Quarto: venda. Quem não sabe vender não empreende. Empreender é vender o tempo inteiro: produto, ideia, confiança, visão.

E, por último: foco. Quando foquei na pizza, tudo deu certo. Quando dispersei, perdi dinheiro, tempo e energia. Agora, em 2026, estarei 100% focado em franquia, expansão e delivery. Para mim, o bom empreendedor não é o mais inteligente ou técnico: é o mais resiliente.

Sobre o Botafogo: como está sua relação com o clube hoje?

Quando o Adalberto [Baptista] assumiu, ainda estávamos lá. Ajudamos, fizemos a campanha do acesso, eu como vice-presidente de comunicação. Era um desafio porque o Botafogo vinha da era da garrafa PET, e todos diziam que o estádio não encheria sem ela. E o jogo do Botafogo-PB foi sem PET. Quando vi o estádio cheio, pensei: "conseguimos". Fizemos campanha, rádio, outdoor. Tudo organizado por mim.

Depois disso?

Ele nem conversou com a gente. Acho que blindaram ele das pessoas que eram botafoguenses. Não deu atenção. Fiquei muito chateado. Depois, quase caímos, chamaram a gente de novo. Reassumimos as redes sociais. Conseguimos mobilizar a torcida.

Voltei a me encantar, achei que agora ele valorizaria. Mas acabou o trabalho e veio um "foda-se vocês". Doeu. Me afastei. Quando tentei superar, fui conversar com ele para patrocinar o clube. Fizemos um bom negócio, patrocinamos. Valeu para a marca. Mas senti falta de retenção. Eu queria ajudar mais. Ele mantém um distanciamento dos botafoguenses. Não renovamos.

Tecnicamente, ele foi leal e profissional. Mas poderia ter aproveitado mais minha capacidade de aproximar a torcida — algo que ele não consegue. Hoje, a relação é fria. Quase zero contato. Ainda patrocino de forma branda: o jogador recebe pizza em todos os jogos. É fria, mas poderia ser mais próxima. Talvez falte interesse deles. Não reclamo: é direito deles.

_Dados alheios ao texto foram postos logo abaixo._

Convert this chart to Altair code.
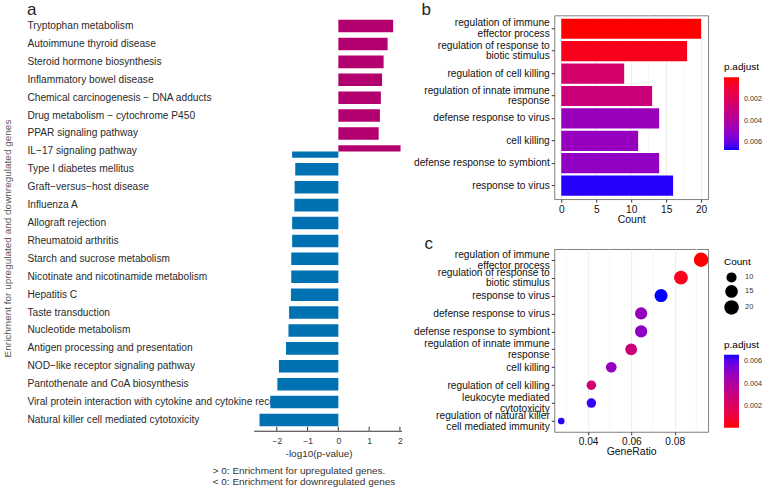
import altair as alt
import pandas as pd

FONT = "Liberation Sans"
PINK = "#B2006F"
BLUE = "#0072B2"

# ---------------- panel a: KEGG pathways, signed -log10(p) ----------------
kegg_terms = [
    "Tryptophan metabolism",
    "Autoimmune thyroid disease",
    "Steroid hormone biosynthesis",
    "Inflammatory bowel disease",
    "Chemical carcinogenesis − DNA adducts",
    "Drug metabolism − cytochrome P450",
    "PPAR signaling pathway",
    "IL−17 signaling pathway",
    "IL−17 signaling pathway",
    "Type I diabetes mellitus",
    "Graft−versus−host disease",
    "Influenza A",
    "Allograft rejection",
    "Rheumatoid arthritis",
    "Starch and sucrose metabolism",
    "Nicotinate and nicotinamide metabolism",
    "Hepatitis C",
    "Taste transduction",
    "Nucleotide metabolism",
    "Antigen processing and presentation",
    "NOD−like receptor signaling pathway",
    "Pantothenate and CoA biosynthesis",
    "Viral protein interaction with cytokine and cytokine receptor",
    "Natural killer cell mediated cytotoxicity",
]
kegg_logp = [1.78, 1.60, 1.47, 1.42, 1.38, 1.35, 1.31, 2.02, -1.50, -1.40,
             -1.42, -1.43, -1.50, -1.50, -1.53, -1.53, -1.54, -1.60, -1.62,
             -1.70, -1.93, -1.98, -2.21, -2.56]
kegg_ticks = [-2, -1, 0, 1, 2]
kegg_notes = ["> 0: Enrichment for upregulated genes.",
              "< 0: Enrichment for downregulated genes"]

# ---------------- panels b/c: GO biological process ----------------
go_bar_terms = [
    "regulation of immune effector process",
    "regulation of response to biotic stimulus",
    "regulation of cell killing",
    "regulation of innate immune response",
    "defense response to virus",
    "cell killing",
    "defense response to symbiont",
    "response to virus",
]
go_bar_counts = [20, 18, 9, 13, 14, 11, 14, 16]
go_bar_padj = [0.00003, 0.0004, 0.0025, 0.0029, 0.0048, 0.0049, 0.0050, 0.0066]

go_dot_terms = [
    "regulation of immune effector process",
    "regulation of response to biotic stimulus",
    "response to virus",
    "defense response to virus",
    "defense response to symbiont",
    "regulation of innate immune response",
    "cell killing",
    "regulation of cell killing",
    "leukocyte mediated cytotoxicity",
    "regulation of natural killer cell mediated immunity",
]
go_dot_ratio = [0.0922, 0.0829, 0.0737, 0.0645, 0.0645, 0.0599, 0.0507, 0.0415, 0.0415, 0.0276]
go_dot_counts = [20, 18, 16, 14, 14, 13, 11, 9, 9, 6]
go_dot_padj = [0.00003, 0.0004, 0.0066, 0.0048, 0.0050, 0.0029, 0.0049, 0.0025, 0.0064, 0.0065]

# wrapped axis labels for long GO terms
wrapped = {
    "regulation of immune effector process": "regulation of immune\neffector process",
    "regulation of response to biotic stimulus": "regulation of response to\nbiotic stimulus",
    "regulation of innate immune response": "regulation of innate immune\nresponse",
    "leukocyte mediated cytotoxicity": "leukocyte mediated\ncytotoxicity",
    "regulation of natural killer cell mediated immunity": "regulation of natural killer\ncell mediated immunity",
}

LINE_H = 10.7
SPLIT = "split(datum.label, '\\n')"
# two-line labels are shifted up half a line so the block is centred on its tick
CENTER_WRAPPED = {"condition": {"test": "indexof(datum.value, '\\n') >= 0",
                                "value": -LINE_H / 2},
                  "value": 0}

# ======================= panel a =======================
W_A, H_A = 148, 416
a_df = pd.DataFrame({"term": kegg_terms, "logp": kegg_logp})
a_df["direction"] = ["up" if v > 0 else "down" for v in a_df["logp"]]
a_order = list(dict.fromkeys(kegg_terms))

x_a = alt.X(
    "logp:Q",
    scale=alt.Scale(domain=[-2.75, 2.05], nice=False),
    axis=alt.Axis(values=kegg_ticks, format="d", grid=False, ticks=False, tickSize=0,
                  domainColor="#333333", domain=True, labelFontSize=8.5, labelColor="#333333",
                  labelPadding=6, title="-log10(p-value)", titleFontSize=10,
                  titleFontWeight="normal", titleColor="#333333", titlePadding=3,
                  titleX=65, titleAlign="center"),
)
y_a = alt.Y(
    "term:N", sort=a_order,
    scale=alt.Scale(paddingInner=0.3, paddingOuter=0.25),
    axis=alt.Axis(title="Enrichment for upregulated and downregulated genes",
                  labelAlign="left", labelPadding=227, ticks=False, tickSize=0,
                  domain=False, labelFontSize=10.2, labelColor="#2A2A2A",
                  labelLimit=320, labelOverlap=False, titleFontSize=10,
                  titleFontWeight="normal", titleColor="#555555",
                  titleX=-246, titleY=223, titleAlign="center", titleBaseline="middle"),
)
color_a = alt.Color("direction:N", scale=alt.Scale(domain=["up", "down"], range=[PINK, BLUE]),
                    legend=None)

a_base = alt.Chart(a_df).transform_joinaggregate(n="count()", groupby=["term"])
a_single = a_base.transform_filter("datum.n == 1").mark_bar().encode(
    x=x_a, x2=alt.datum(0), y=y_a, color=color_a)
a_dodged = a_base.transform_filter("datum.n > 1").mark_bar().encode(
    x=x_a, x2=alt.datum(0), y=y_a, color=color_a,
    yOffset=alt.YOffset("direction:N", sort=["up", "down"],
                        scale=alt.Scale(paddingInner=0, paddingOuter=0)))
a_tickmarks = alt.Chart(pd.DataFrame({"logp": kegg_ticks})).mark_rule(
    color="#333333", strokeWidth=1).encode(
    x=x_a, y=alt.value(H_A - 4), y2=alt.value(H_A))
a_note1 = alt.Chart(pd.DataFrame({"note": [kegg_notes[0]]})).mark_text(
    align="left", baseline="middle", fontSize=10, color="#333333", font=FONT).encode(
    text="note:N", x=alt.value(-41), y=alt.value(456))
a_note2 = alt.Chart(pd.DataFrame({"note": [kegg_notes[1]]})).mark_text(
    align="left", baseline="middle", fontSize=10, color="#333333", font=FONT).encode(
    text="note:N", x=alt.value(-41), y=alt.value(467.5))

panel_a = alt.layer(a_single, a_dodged, a_tickmarks, a_note1, a_note2).properties(
    width=W_A, height=H_A,
    title=alt.TitleParams("a", anchor="start", frame="group", dx=-227, fontSize=17,
                          fontWeight="normal", font=FONT, color="#222222", offset=-4),
    view=alt.ViewBackground(stroke="transparent"),
)

# ======================= panel b =======================
W_R = 154
b_df = pd.DataFrame({"term": go_bar_terms, "count": go_bar_counts, "padj": go_bar_padj})
b_df["label"] = [wrapped.get(t, t) for t in go_bar_terms]
b_minor = [2.5, 7.5, 12.5, 17.5]

x_b = alt.X("count:Q", scale=alt.Scale(domain=[-1, 21], nice=False, zero=False),
            axis=alt.Axis(values=[0, 5, 10, 15, 20], title="Count"))
y_b = alt.Y("label:N", sort=list(b_df["label"]),
            scale=alt.Scale(paddingInner=0.1, paddingOuter=0.15),
            axis=alt.Axis(title=None, labelExpr=SPLIT, labelLineHeight=LINE_H,
                          labelOffset=CENTER_WRAPPED))

GRAD_LEGEND = dict(title="p.adjust", orient="none", legendX=170,
                   gradientLength=73, gradientThickness=15,
                   values=[0.002, 0.004, 0.006], format=".3f",
                   labelFontSize=7.2, labelColor="#333333", labelOffset=5,
                   titleFontSize=10, titleFontWeight="normal",
                   titlePadding=5, gradientStrokeWidth=0, padding=0,
                   direction="vertical")

b_grid = alt.Chart(pd.DataFrame({"count": b_minor})).mark_rule(
    color="#F2F2F2", strokeWidth=0.6).encode(x=x_b)
b_bars = alt.Chart(b_df).mark_bar().encode(
    x=x_b, x2=alt.datum(0), y=y_b,
    color=alt.Color("padj:Q",
                    # low p.adjust (red) is listed last so it sits at the top of the bar
                    scale=alt.Scale(domain=[0.0067, 0.00003], range=["blue", "red"],
                                    interpolate="lab"),
                    legend=alt.Legend(legendY=47, **GRAD_LEGEND)),
)
panel_b = alt.layer(b_grid, b_bars).properties(
    width=W_R, height=184,
    title=alt.TitleParams("b", anchor="start", frame="group", dx=-133, fontSize=17,
                          fontWeight="normal", font=FONT, color="#222222", offset=-4),
    view=alt.ViewBackground(stroke="#7F7F7F", strokeWidth=1),
)

# ======================= panel c =======================
c_df = pd.DataFrame({"term": go_dot_terms, "ratio": go_dot_ratio,
                     "count": go_dot_counts, "padj": go_dot_padj})
c_df["label"] = [wrapped.get(t, t) for t in go_dot_terms]
c_minor = [0.03, 0.05, 0.07, 0.09]

x_c = alt.X("ratio:Q", scale=alt.Scale(domain=[0.02437, 0.09543], nice=False, zero=False),
            axis=alt.Axis(values=[0.04, 0.06, 0.08], format=".2f", title="GeneRatio"))
y_c = alt.Y("label:N", sort=list(c_df["label"]), scale=alt.Scale(padding=0.6),
            axis=alt.Axis(title=None, labelExpr=SPLIT, labelLineHeight=LINE_H,
                          labelOffset=CENTER_WRAPPED))

c_grid = alt.Chart(pd.DataFrame({"ratio": c_minor})).mark_rule(
    color="#F2F2F2", strokeWidth=0.6).encode(x=x_c)
c_dots = alt.Chart(c_df).mark_circle(opacity=1).encode(
    x=x_c, y=y_c,
    size=alt.Size("count:Q",
                  scale=alt.Scale(type="sqrt", domain=[6, 20], range=[45, 210], zero=False),
                  legend=alt.Legend(title="Count", values=[10, 15, 20], orient="none",
                                    legendX=170, legendY=8, symbolFillColor="black",
                                    symbolStrokeWidth=0, symbolType="circle",
                                    labelFontSize=7.5, labelColor="#333333", labelOffset=6,
                                    titleFontSize=10, titleFontWeight="normal",
                                    titlePadding=5, rowPadding=2, padding=0)),
    color=alt.Color("padj:Q",
                    scale=alt.Scale(domain=[0.00001, 0.0066], range=["red", "blue"],
                                    interpolate="lab"),
                    legend=alt.Legend(legendY=91, **GRAD_LEGEND)),
)
panel_c = alt.layer(c_grid, c_dots).properties(
    width=W_R, height=183,
    title=alt.TitleParams("c", anchor="start", frame="group", dx=-130, fontSize=17,
                          fontWeight="normal", font=FONT, color="#222222", offset=-4),
    view=alt.ViewBackground(stroke="#7F7F7F", strokeWidth=1),
)

right = alt.vconcat(panel_b, panel_c, spacing=8).resolve_scale(
    color="independent", x="independent", y="independent", size="independent"
).resolve_legend(color="independent", size="independent")

chart = alt.hconcat(panel_a, right, spacing=9).resolve_scale(
    color="independent", x="independent", y="independent"
).resolve_legend(color="independent").properties(
    padding={"left": 2, "top": 0, "right": 0, "bottom": 0}
).configure(font=FONT).configure_axis(
    labelFont=FONT, titleFont=FONT, labelFontSize=10.2, labelColor="#111111",
    titleFontSize=10.5, titleFontWeight="normal", titleColor="#111111",
    tickColor="#333333", tickSize=3, labelPadding=2, domain=False,
    gridColor="#EBEBEB", gridWidth=1, titlePadding=0,
).configure_legend(labelFont=FONT, titleFont=FONT)

chart.save("out.html", embed_options={"renderer": "svg", "actions": False})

Você sonha em presidir o clube?

Sonho. Loucura, distante. Mas meu sonho é ter estrutura financeira para assumir a presidência. Falta gente com capacidade de gestão e de unir as pessoas. Eu tenho isso. Não tenho inimigos, sou do diálogo — e é isso que o Botafogo precisa. Está longe. Hoje não teria condições financeiras ou familiares. Mas um dia, se a Falaguasta chegar lá… seria um sonho.

Qual seria sua visão de gestão?

Pensar grande. "Qual é a visão para dez anos?" Por que não sonhar com Libertadores? No curto prazo, subir para a Série A. Todo campeonato entrar para ser campeão. Assim se aglutina gente. Sem coletividade, não existe clube forte.